→ Exercise objective: Locate the lines where "this" occurs and copy them as they stand.

→ Input:
====

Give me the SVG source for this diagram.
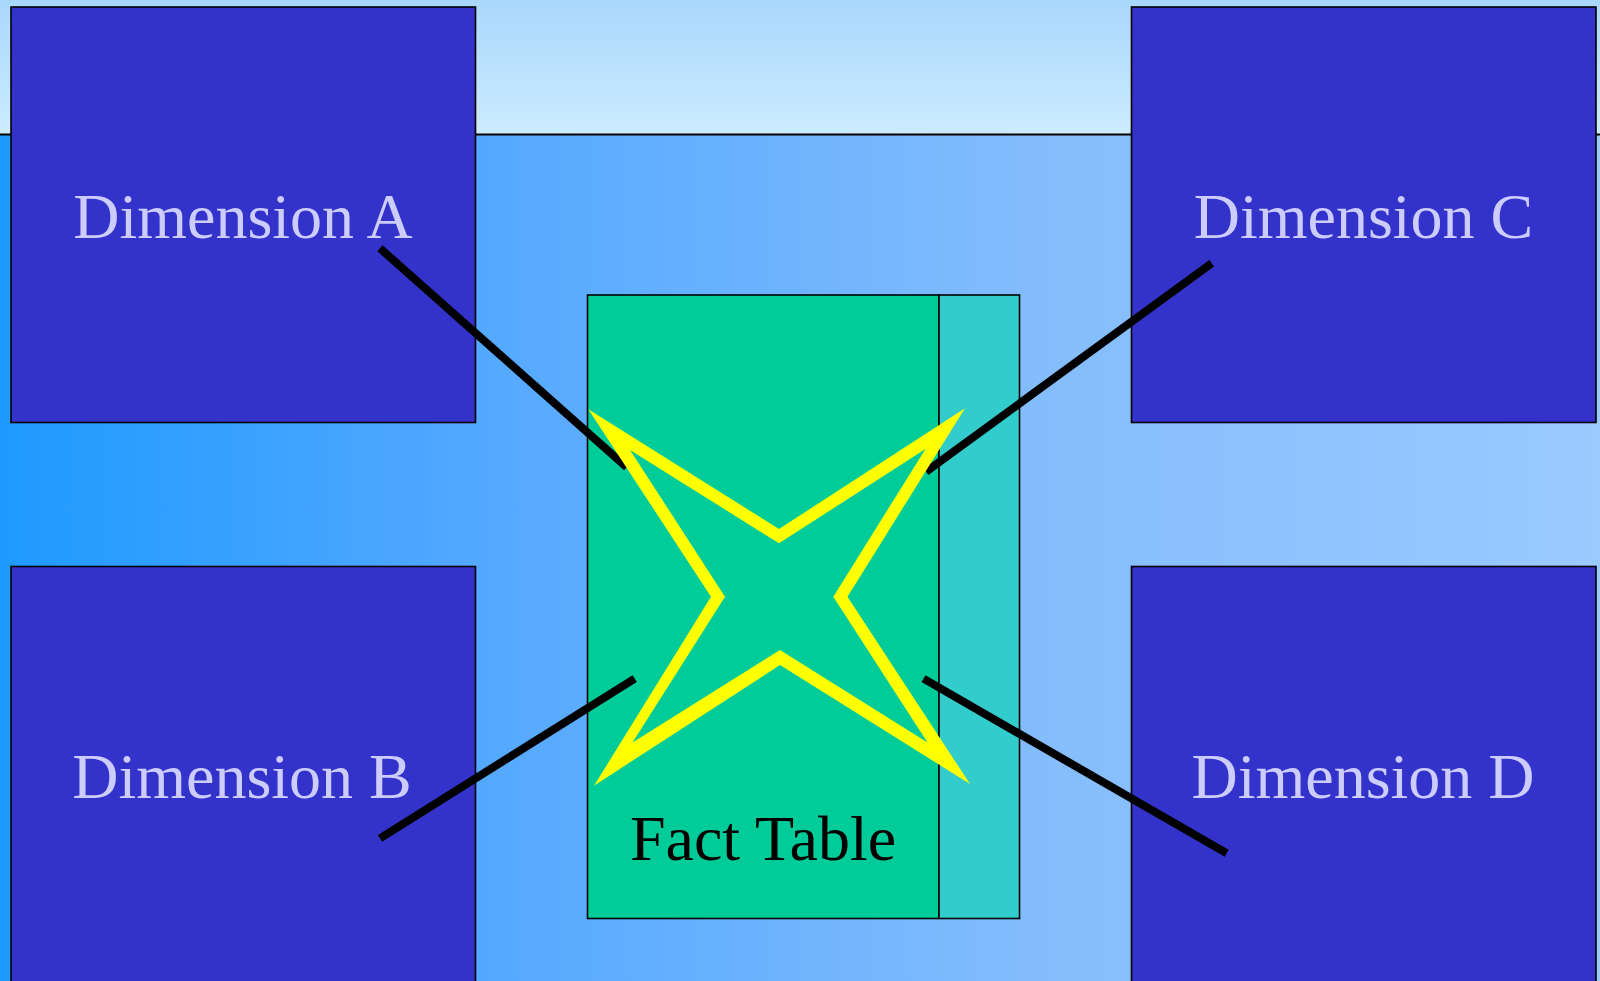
<svg xmlns="http://www.w3.org/2000/svg" width="1600" height="981" viewBox="0 0 1600 981">
  <defs>
    <linearGradient id="topBand" x1="0" y1="0" x2="0" y2="1">
      <stop offset="0" stop-color="#a9d7fc"/>
      <stop offset="1" stop-color="#ccecff"/>
    </linearGradient>
    <linearGradient id="mainBg" x1="0" y1="0" x2="1" y2="0">
      <stop offset="0" stop-color="#1e9aff"/>
      <stop offset="0.29" stop-color="#52a8ff"/>
      <stop offset="0.66" stop-color="#85bdfd"/>
      <stop offset="1" stop-color="#9acaff"/>
    </linearGradient>
    <style>
      .dim { fill: #3333cc; stroke: #000000; stroke-width: 1.6; }
      .dimText { font-family: "Liberation Serif", "Times New Roman", serif; font-size: 64px; fill: #ccccff; text-anchor: middle; }
      .factText { font-family: "Liberation Serif", "Times New Roman", serif; font-size: 64px; fill: #000000; text-anchor: middle; }
      .conn { stroke: #000000; stroke-width: 8; stroke-linecap: butt; fill: none; }
    </style>
  </defs>

  <g id="background">
    <rect x="0" y="0" width="1600" height="134" fill="url(#topBand)"/>
    <rect x="0" y="134" width="1600" height="847" fill="url(#mainBg)"/>
    <line x1="0" y1="134.5" x2="1600" y2="134.5" stroke="#000000" stroke-width="2"/>
  </g>

  <g id="dimension-a">
    <rect class="dim" x="11" y="7" width="464.5" height="415.5"/>
    <text class="dimText" x="243" y="238">Dimension A</text>
  </g>
  <g id="dimension-c">
    <rect class="dim" x="1131.5" y="7" width="464.5" height="415.5"/>
    <text class="dimText" x="1363.5" y="238">Dimension C</text>
  </g>
  <g id="dimension-b">
    <rect class="dim" x="11" y="566.5" width="464.5" height="430"/>
    <text class="dimText" x="242" y="798">Dimension B</text>
  </g>
  <g id="dimension-d">
    <rect class="dim" x="1131.5" y="566.5" width="464.5" height="430"/>
    <text class="dimText" x="1363" y="798">Dimension D</text>
  </g>

  <g id="fact-table">
    <rect x="587.5" y="295" width="351.5" height="623.5" fill="#00cc99" stroke="#000000" stroke-width="1.6"/>
    <rect x="939" y="295" width="80.5" height="623.5" fill="#33cccc" stroke="#000000" stroke-width="1.6"/>
    <text class="factText" x="763" y="860">Fact Table</text>
  </g>

  <g id="connectors">
    <line class="conn" x1="380" y1="248.3" x2="626.7" y2="467.3"/>
    <line class="conn" x1="1211.7" y1="263.3" x2="926" y2="471.7"/>
    <line class="conn" x1="380" y1="838.3" x2="634.7" y2="678.6"/>
    <line class="conn" x1="1226.7" y1="853.3" x2="923.5" y2="678.6"/>
  </g>

  <g id="star">
    <path fill="#ffff00" fill-rule="evenodd" d="M588.3,409.3 L779,529 L965,408.3 L847.5,596.7 L970,784 L780,665 L594,785.7 L711,596.7 Z M630,450 L725,596.7 L632.5,742.5 L780,650 L927.5,742.5 L833.3,596.7 L925.5,449 L779,543.3 Z"/>
  </g>
</svg>
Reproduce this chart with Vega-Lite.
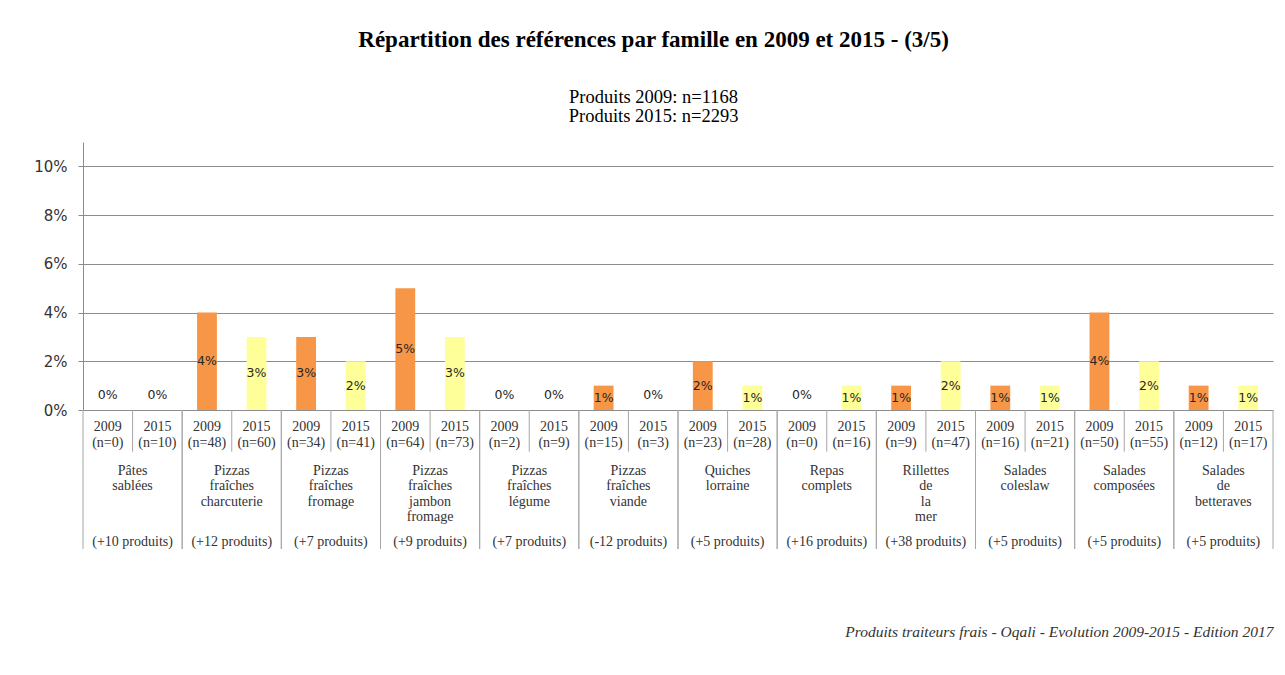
{
  "$schema": "https://vega.github.io/schema/vega-lite/v6.json",
  "background": "white",
  "padding": {"left": 33, "top": 28, "right": 5, "bottom": 5},
  "bounds": "flush",
  "title": {
    "text": "Répartition des références par famille en 2009 et 2015 - (3/5)",
    "subtitle": ["Produits 2009: n=1168", "Produits 2015: n=2293"],
    "anchor": "middle",
    "font": "Liberation Serif",
    "fontSize": 23,
    "fontWeight": "bold",
    "color": "#000000",
    "subtitleFont": "Liberation Serif",
    "subtitleFontSize": 18.5,
    "subtitleColor": "#000000",
    "subtitlePadding": 36,
    "subtitleLineHeight": 19,
    "offset": 17
  },
  "data": {
    "values": [
      {"categorie": "Pâtes sablées", "nom": "Pâtes\nsablées", "annee": "2009", "n": 0, "pct": 0.00, "evolution": "(+10 produits)"},
      {"categorie": "Pâtes sablées", "nom": "Pâtes\nsablées", "annee": "2015", "n": 10, "pct": 0.00, "evolution": "(+10 produits)"},
      {"categorie": "Pizzas fraîches charcuterie", "nom": "Pizzas\nfraîches\ncharcuterie", "annee": "2009", "n": 48, "pct": 0.04, "evolution": "(+12 produits)"},
      {"categorie": "Pizzas fraîches charcuterie", "nom": "Pizzas\nfraîches\ncharcuterie", "annee": "2015", "n": 60, "pct": 0.03, "evolution": "(+12 produits)"},
      {"categorie": "Pizzas fraîches fromage", "nom": "Pizzas\nfraîches\nfromage", "annee": "2009", "n": 34, "pct": 0.03, "evolution": "(+7 produits)"},
      {"categorie": "Pizzas fraîches fromage", "nom": "Pizzas\nfraîches\nfromage", "annee": "2015", "n": 41, "pct": 0.02, "evolution": "(+7 produits)"},
      {"categorie": "Pizzas fraîches jambon fromage", "nom": "Pizzas\nfraîches\njambon\nfromage", "annee": "2009", "n": 64, "pct": 0.05, "evolution": "(+9 produits)"},
      {"categorie": "Pizzas fraîches jambon fromage", "nom": "Pizzas\nfraîches\njambon\nfromage", "annee": "2015", "n": 73, "pct": 0.03, "evolution": "(+9 produits)"},
      {"categorie": "Pizzas fraîches légume", "nom": "Pizzas\nfraîches\nlégume", "annee": "2009", "n": 2, "pct": 0.00, "evolution": "(+7 produits)"},
      {"categorie": "Pizzas fraîches légume", "nom": "Pizzas\nfraîches\nlégume", "annee": "2015", "n": 9, "pct": 0.00, "evolution": "(+7 produits)"},
      {"categorie": "Pizzas fraîches viande", "nom": "Pizzas\nfraîches\nviande", "annee": "2009", "n": 15, "pct": 0.01, "evolution": "(-12 produits)"},
      {"categorie": "Pizzas fraîches viande", "nom": "Pizzas\nfraîches\nviande", "annee": "2015", "n": 3, "pct": 0.00, "evolution": "(-12 produits)"},
      {"categorie": "Quiches lorraine", "nom": "Quiches\nlorraine", "annee": "2009", "n": 23, "pct": 0.02, "evolution": "(+5 produits)"},
      {"categorie": "Quiches lorraine", "nom": "Quiches\nlorraine", "annee": "2015", "n": 28, "pct": 0.01, "evolution": "(+5 produits)"},
      {"categorie": "Repas complets", "nom": "Repas\ncomplets", "annee": "2009", "n": 0, "pct": 0.00, "evolution": "(+16 produits)"},
      {"categorie": "Repas complets", "nom": "Repas\ncomplets", "annee": "2015", "n": 16, "pct": 0.01, "evolution": "(+16 produits)"},
      {"categorie": "Rillettes de la mer", "nom": "Rillettes\nde\nla\nmer", "annee": "2009", "n": 9, "pct": 0.01, "evolution": "(+38 produits)"},
      {"categorie": "Rillettes de la mer", "nom": "Rillettes\nde\nla\nmer", "annee": "2015", "n": 47, "pct": 0.02, "evolution": "(+38 produits)"},
      {"categorie": "Salades coleslaw", "nom": "Salades\ncoleslaw", "annee": "2009", "n": 16, "pct": 0.01, "evolution": "(+5 produits)"},
      {"categorie": "Salades coleslaw", "nom": "Salades\ncoleslaw", "annee": "2015", "n": 21, "pct": 0.01, "evolution": "(+5 produits)"},
      {"categorie": "Salades composées", "nom": "Salades\ncomposées", "annee": "2009", "n": 50, "pct": 0.04, "evolution": "(+5 produits)"},
      {"categorie": "Salades composées", "nom": "Salades\ncomposées", "annee": "2015", "n": 55, "pct": 0.02, "evolution": "(+5 produits)"},
      {"categorie": "Salades de betteraves", "nom": "Salades\nde\nbetteraves", "annee": "2009", "n": 12, "pct": 0.01, "evolution": "(+5 produits)"},
      {"categorie": "Salades de betteraves", "nom": "Salades\nde\nbetteraves", "annee": "2015", "n": 17, "pct": 0.01, "evolution": "(+5 produits)"}
    ]
  },
  "spacing": 0,
  "vconcat": [
    {
      "width": 1190,
      "height": 268,
      "layer": [
        {
          "mark": {"type": "bar"},
          "encoding": {
            "x": {"field": "categorie", "type": "nominal", "sort": null, "scale": {"paddingInner": 0, "paddingOuter": 0}, "axis": null},
            "xOffset": {"field": "annee", "type": "nominal", "scale": {"paddingInner": 0.6, "paddingOuter": 0.3}},
            "y": {"field": "pct", "type": "quantitative", "scale": {"domain": [0, 0.11], "nice": false},
                  "axis": {"title": null, "values": [0, 0.02, 0.04, 0.06, 0.08, 0.1], "format": ".0%", "grid": true,
                           "gridColor": "#8c8c8c", "domainColor": "#8c8c8c", "tickColor": "#8c8c8c", "tickSize": 5,
                           "labelFont": "DejaVu Sans", "labelFontSize": 15, "labelColor": "#333333", "labelPadding": 11}},
            "color": {"field": "annee", "type": "nominal", "scale": {"domain": ["2009", "2015"], "range": ["#F79646", "#FFFF99"]}, "legend": null}
          }
        },
        {
          "transform": [{"calculate": "datum.pct == 0 ? 0.006 : datum.pct / 2", "as": "milieu"}],
          "mark": {"type": "text", "font": "DejaVu Sans", "fontSize": 12.5, "color": "#262626", "baseline": "middle"},
          "encoding": {
            "x": {"field": "categorie", "type": "nominal", "sort": null},
            "xOffset": {"field": "annee", "type": "nominal"},
            "y": {"field": "milieu", "type": "quantitative"},
            "text": {"field": "pct", "format": ".0%"}
          }
        }
      ]
    },
    {
      "width": 1190,
      "height": 139,
      "transform": [{"calculate": "'(n=' + datum.n + ')'", "as": "etiquette_n"}],
      "layer": [
        {
          "transform": [{"filter": "datum.annee == '2009'"}],
          "mark": {"type": "rule", "color": "#a6a6a6"},
          "encoding": {
            "x": {"field": "categorie", "type": "nominal", "sort": null, "bandPosition": 0, "scale": {"paddingInner": 0, "paddingOuter": 0},
                  "axis": {"labels": false, "ticks": false, "domain": false, "title": "Produits traiteurs frais - Oqali - Evolution 2009-2015 - Edition 2017",
                           "titleFont": "Liberation Serif", "titleFontStyle": "italic", "titleFontWeight": "normal", "titleFontSize": 15.5,
                           "titleColor": "#333333", "titleAnchor": "end", "titlePadding": 75}}
          }
        },
        {
          "transform": [{"filter": "datum.annee == '2015'"}],
          "mark": {"type": "rule", "color": "#a6a6a6"},
          "encoding": {
            "x": {"field": "categorie", "type": "nominal", "sort": null, "bandPosition": 1}
          }
        },
        {
          "transform": [{"filter": "datum.annee == '2009'"}],
          "mark": {"type": "rule", "color": "#a6a6a6"},
          "encoding": {
            "x": {"field": "categorie", "type": "nominal", "sort": null, "bandPosition": 0.5},
            "y": {"datum": 0, "type": "quantitative", "scale": {"domain": [0, 9], "reverse": true, "nice": false, "zero": false}, "axis": null},
            "y2": {"datum": 2.7}
          }
        },
        {
          "mark": {"type": "text", "font": "Liberation Serif", "fontSize": 14, "color": "#333333", "baseline": "middle"},
          "encoding": {
            "x": {"field": "categorie", "type": "nominal", "sort": null},
            "xOffset": {"field": "annee", "type": "nominal", "scale": {"paddingInner": 0.6, "paddingOuter": 0.3}},
            "y": {"datum": 1.1, "type": "quantitative"},
            "text": {"field": "annee"}
          }
        },
        {
          "mark": {"type": "text", "font": "Liberation Serif", "fontSize": 14, "color": "#333333", "baseline": "middle"},
          "encoding": {
            "x": {"field": "categorie", "type": "nominal", "sort": null},
            "xOffset": {"field": "annee", "type": "nominal"},
            "y": {"datum": 2.13, "type": "quantitative"},
            "text": {"field": "etiquette_n"}
          }
        },
        {
          "transform": [{"filter": "datum.annee == '2009'"}],
          "mark": {"type": "text", "font": "Liberation Serif", "fontSize": 14, "color": "#333333", "baseline": "top", "lineBreak": "\n", "lineHeight": 15.5},
          "encoding": {
            "x": {"field": "categorie", "type": "nominal", "sort": null, "bandPosition": 0.5},
            "y": {"datum": 3.47, "type": "quantitative"},
            "text": {"field": "nom"}
          }
        },
        {
          "transform": [{"filter": "datum.annee == '2009'"}],
          "mark": {"type": "text", "font": "Liberation Serif", "fontSize": 14, "color": "#333333", "baseline": "middle"},
          "encoding": {
            "x": {"field": "categorie", "type": "nominal", "sort": null, "bandPosition": 0.5},
            "y": {"datum": 8.52, "type": "quantitative"},
            "text": {"field": "evolution"}
          }
        }
      ]
    }
  ],
  "config": {"view": {"stroke": null}, "concat": {"spacing": 0}}
}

====

→ Solved exercise:
Give me the SVG source for this diagram.
Reproduce this chart with Vega-Lite.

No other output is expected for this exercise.